小出裕章「日本のエネルギー、これからどうすればいいの?」

2020-09-10 | 政治・社会
 先日買った本を読み終えた.小出裕章・著『日本のエネルギー、これからどうすればいいの?』.

 原子力開発がそもそも原理上もつ問題点,また,福島の原発事故がもたらした被害の大きさを改めて振り返り,今後のエネルギー政策について,若い世代に向けて分かりやすく解説する質疑応答集.ここでは,自然エネルギーへの転換が危急の課題であるのは当然としたうえで,近代化以降の人類が急速にエネルギーの使用量を増やしてきたことや,その大部分を先進諸国が独占するアンバランスの実態を明らかにし,これらを改善しなければ根本的な解決は不可能であることを強調する.何より,エネルギーのあり方を考えることは,誰もが差別されずに共に生きる社会を追求することであり,経済性や科学の進歩といった目先の「豊かさ」への信奉から,私たちは今こそ脱却することが求められている.

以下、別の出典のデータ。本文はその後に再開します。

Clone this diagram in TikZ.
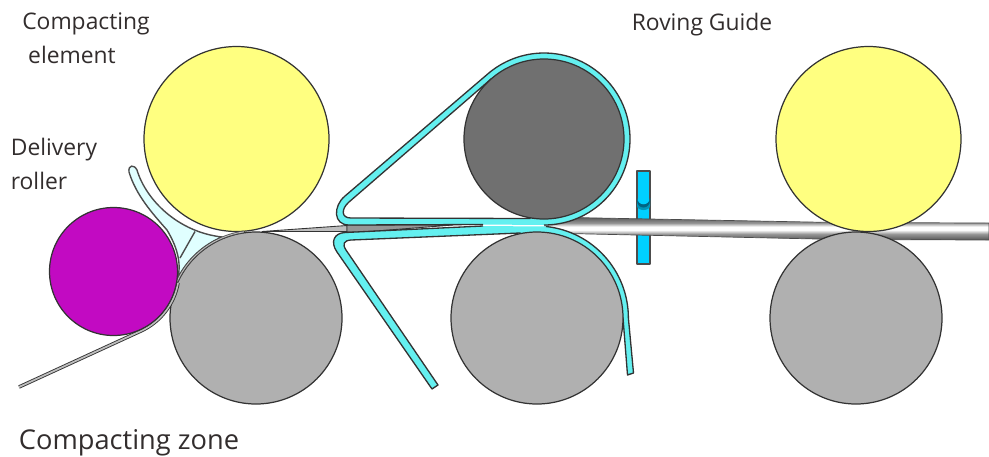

小出裕章: 日本のエネルギー、これからどうすればいいの?
平凡社,2012,
ISBN978-4-582-83573-1

小出裕章「フクシマ事故と東京オリンピック」

2020-09-03 | 政治・社会
 先日買った本を読んだ.小出裕章・著『フクシマ事故と東京オリンピック』.

 この何年かというもの,東京でのオリンピック開催に奔走する日本とその政府に,今こそ福島の原発事故を直視し,その後始末に集中するよう迫るプレゼンテーションふう小エッセイ.被災地の現状を鮮明に映した写真が数多く挿入され,なかでも,処分の目処の立たないまま溜め込まれる,膨大な汚染水タンクや土嚢の光景は,取り返しの付かない事態が起こったことを改めて読み手に思い起こさせる.全文は,事故が現在もいっさい収拾できておらず,汚れた土地に住民が棄てられ続けているという,最も危急で核心的な話題に限った,よく整理されたもの.これらの悲劇をカムフラージュもしくは黙殺するようにして,オリンピックでの金儲けを目論むこの国の首脳・大企業と,それをまったく批判してこなかったマスメディアのありように,失望は深まるばかりである.


小出裕章: フクシマ事故と東京オリンピック
径書房,2019,
ISBN978-4-7705-0228-5

小出裕章「原発と戦争を推し進める愚かな国、日本」

2020-08-27 | 政治・社会
 先日買った本を読み終えた.小出裕章・著『原発と戦争を推し進める愚かな国、日本』.

 京都大学の実験所を退官して間もない小出氏による,科学者として,また一人の先輩として,この国の原子力開発と社会のあり方を問いただすエッセイ集.話題は,福島の原発事故へのいま一度の分析に始まり,原子力発電が抱える原理上の弱点はもちろん,これまでの原子力政策をめぐる問題,すなわち,それが国家と大企業,メディアが結託して起こした大きな犯罪であることや,過疎地と貧困層への差別のうえに成り立っていること,また,核兵器の製造技術と背中合わせであり,ひいては一極集権・秘密主義的な暗黒政治にひと続きであることまで,広汎におよぶ.近年,軍事力への傾倒を加速させる自民政権を嘆くいっぽうで,今や世界の潮流は脱原子力,自然エネルギーへの転換であり,権力の無法を監視する市民運動が,国内でも高まりつつあることへの歓迎を表しながら,著作は結ばれる.惜しむべきは,トピックの多彩さの反面,ところどころで説明が駆け足になることで,たとえば注釈を加えるなどして,単語の意味やエピソードについて補足してあると,なおよかった.